§ **CHALLENGE**:
Your task is to write out only the lines running from the line with "Emit a Python" to the line with "from bokeh.resources import INLINE", both ends kept, with no images.

Stored data
----
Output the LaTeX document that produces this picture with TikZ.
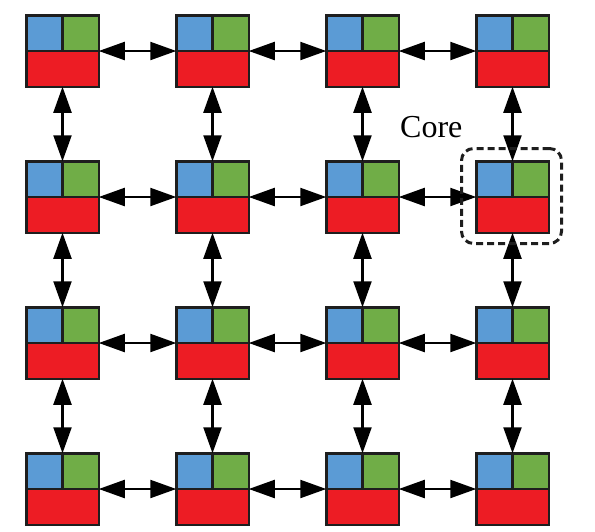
\documentclass[tikz,border=0pt]{standalone}
\usepackage{fontspec}
\setmainfont{Liberation Serif}
\usetikzlibrary{arrows.meta}
\definecolor{coreblue}{RGB}{91,155,213}
\definecolor{coregreen}{RGB}{112,173,71}
\definecolor{corered}{RGB}{237,28,36}
\definecolor{coreline}{RGB}{30,30,30}
\tikzset{
  corebox/.style={draw=coreline, line width=2.5pt, minimum width=72.5pt, minimum height=71.5pt,
    inner sep=0pt, outer sep=0pt,
    path picture={
      \fill[coreblue] (path picture bounding box.north west) rectangle (path picture bounding box.center);
      \fill[coregreen] (path picture bounding box.north) rectangle (path picture bounding box.east);
      \fill[corered] (path picture bounding box.west) rectangle (path picture bounding box.south east);
      \draw[coreline, line width=2.5pt] (path picture bounding box.west) -- (path picture bounding box.east);
      \draw[coreline, line width=2.5pt] (path picture bounding box.north) -- (path picture bounding box.center);
    }},
  link/.style={line width=2.2pt, {Triangle[length=26pt,width=18pt]}-{Triangle[length=26pt,width=18pt]}},
  selbox/.style={draw=coreline, line width=3pt, dash pattern=on 7pt off 4pt, rounded corners=12pt,
    minimum width=100pt, minimum height=95pt, inner sep=0pt},
  lbl/.style={font=\fontsize{32}{36}\selectfont, inner sep=0pt, anchor=base west}
}
\begin{document}
\begin{tikzpicture}[x=1pt,y=1pt]
\useasboundingbox (0,0) rectangle (595,-531);
\foreach \i in {1,...,4}{
  \foreach \j in {1,...,4}{
    \node[corebox] (c-\i-\j) at ({62.5+150*(\j-1)},{-(51+146*(\i-1))}) {};
  }
}
\foreach \i in {1,...,4}{
  \foreach \j/\k in {1/2,2/3,3/4}{
    \draw[link] (c-\i-\j.east) -- (c-\i-\k.west);
  }
}
\foreach \j in {1,...,4}{
  \foreach \i/\k in {1/2,2/3,3/4}{
    \draw[link] (c-\i-\j.south) -- (c-\k-\j.north);
  }
}
\node[selbox] (sel) at ([xshift=-1pt,yshift=1pt]c-2-4.center) {};
\node[lbl] (corelabel) at (400,-137) {Core};
\end{tikzpicture}
\end{document}
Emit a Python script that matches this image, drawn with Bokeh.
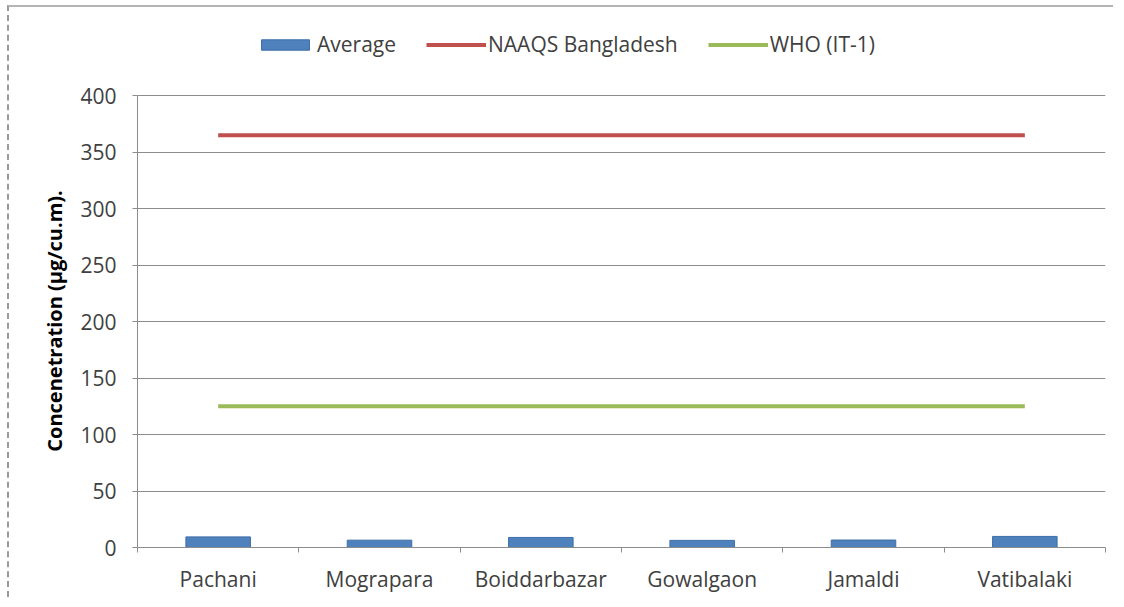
from bokeh.plotting import figure
from bokeh.models import Legend, LegendItem, FixedTicker, ColumnDataSource, Range1d
from bokeh.embed import file_html
from bokeh.resources import INLINE

sites = ["Pachani", "Mograpara", "Boiddarbazar", "Gowalgaon", "Jamaldi", "Vatibalaki"]
average = [9.4, 6.5, 8.9, 6.3, 6.6, 9.8]
naaqs = [365, 365, 365, 365, 365, 365]
who_it1 = [125, 125, 125, 125, 125, 125]
y_ticks = [0, 50, 100, 150, 200, 250, 300, 350, 400]

xpos = [i + 0.5 for i in range(len(sites))]
src = ColumnDataSource(dict(x=xpos, avg=average, naaqs=naaqs, who=who_it1))

FONT = "Open Sans"
TXT = "#404040"
GRID = "#8c8c8c"

p = figure(frame_width=968, frame_height=531, output_backend="svg", toolbar_location=None,
           x_range=Range1d(0, len(sites)), y_range=Range1d(0, 470),
           min_border_left=128, min_border_right=8, min_border_bottom=50, min_border_top=9,
           background_fill_color="white", border_fill_color="white",
           styles={"border-top": "2px solid #b4b4b4", "border-left": "2px dashed #9a9a9a",
                   "margin-left": "7px", "margin-top": "5px"})
p.outline_line_color = None

bars = p.vbar(x="x", top="avg", width=0.4, bottom=0, source=src,
              fill_color="#4F81BD", line_color="#3c6ea8", line_width=1)
l1 = p.line(x="x", y="naaqs", source=src, line_color="#C0504D", line_width=4)
l2 = p.line(x="x", y="who", source=src, line_color="#9BBB59", line_width=4)

# x axis
p.xaxis.ticker = FixedTicker(ticks=xpos, minor_ticks=list(range(len(sites) + 1)))
p.xaxis.major_label_overrides = {x: s for x, s in zip(xpos, sites)}
p.xaxis.major_tick_line_color = None
p.xaxis.minor_tick_line_color = GRID
p.xaxis.minor_tick_out = 5
p.xaxis.minor_tick_in = 0
p.xaxis.axis_line_color = GRID
p.xaxis.major_label_text_font = FONT
p.xaxis.major_label_text_font_size = "21px"
p.xaxis.major_label_text_color = TXT
p.xaxis.major_label_standoff = 11

# y axis
p.yaxis.bounds = (0, 400)
p.yaxis.ticker = FixedTicker(ticks=y_ticks)
p.yaxis.minor_tick_line_color = None
p.yaxis.major_tick_line_color = GRID
p.yaxis.major_tick_out = 5
p.yaxis.major_tick_in = 0
p.yaxis.axis_line_color = GRID
p.yaxis.major_label_text_font = FONT
p.yaxis.major_label_text_font_size = "21px"
p.yaxis.major_label_text_color = TXT
p.yaxis.major_label_standoff = 16
p.yaxis.axis_label = "Concenetration (µg/cu.m)." + "\u00a0" * 15
p.yaxis.axis_label_text_font = FONT
p.yaxis.axis_label_text_font_size = "20px"
p.yaxis.axis_label_text_font_style = "bold"
p.yaxis.axis_label_text_color = "#000000"
p.yaxis.axis_label_standoff = 9

p.xgrid.grid_line_color = None
p.ygrid.grid_line_color = GRID
p.ygrid.grid_line_width = 1
p.ygrid.bounds = (0, 400)

legend = Legend(items=[
    LegendItem(label="Average", renderers=[bars]),
    LegendItem(label="NAAQS Bangladesh", renderers=[l1]),
    LegendItem(label="WHO (IT-1)", renderers=[l2]),
], orientation="horizontal", location=(118, 489),
    label_text_font=FONT, label_text_font_size="21px", label_text_color=TXT,
    glyph_width=60, glyph_height=13, spacing=30, label_standoff=2,
    border_line_color=None, background_fill_alpha=0, margin=0, padding=0)
p.add_layout(legend, "center")

html = file_html(p, INLINE)
open("out.html", "w").write(html)
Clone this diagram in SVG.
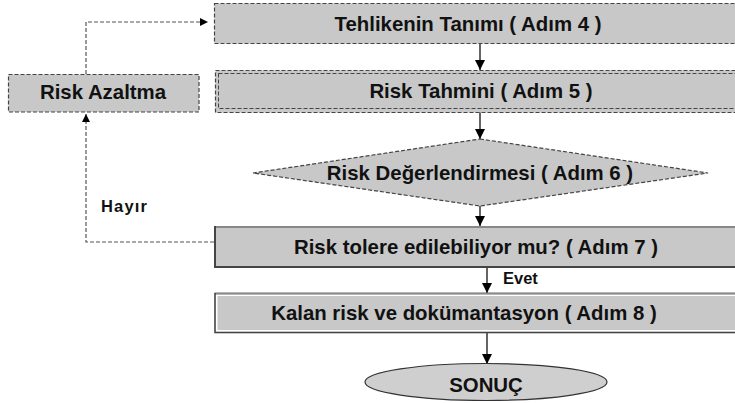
----
§ **REPLY TO THE EXERCISE**:
Emit a Python script that matches this image, drawn with Bokeh.
from bokeh.plotting import figure
from bokeh.models import Legend, LegendItem, FixedTicker, ColumnDataSource, Range1d
from bokeh.embed import file_html
from bokeh.resources import INLINE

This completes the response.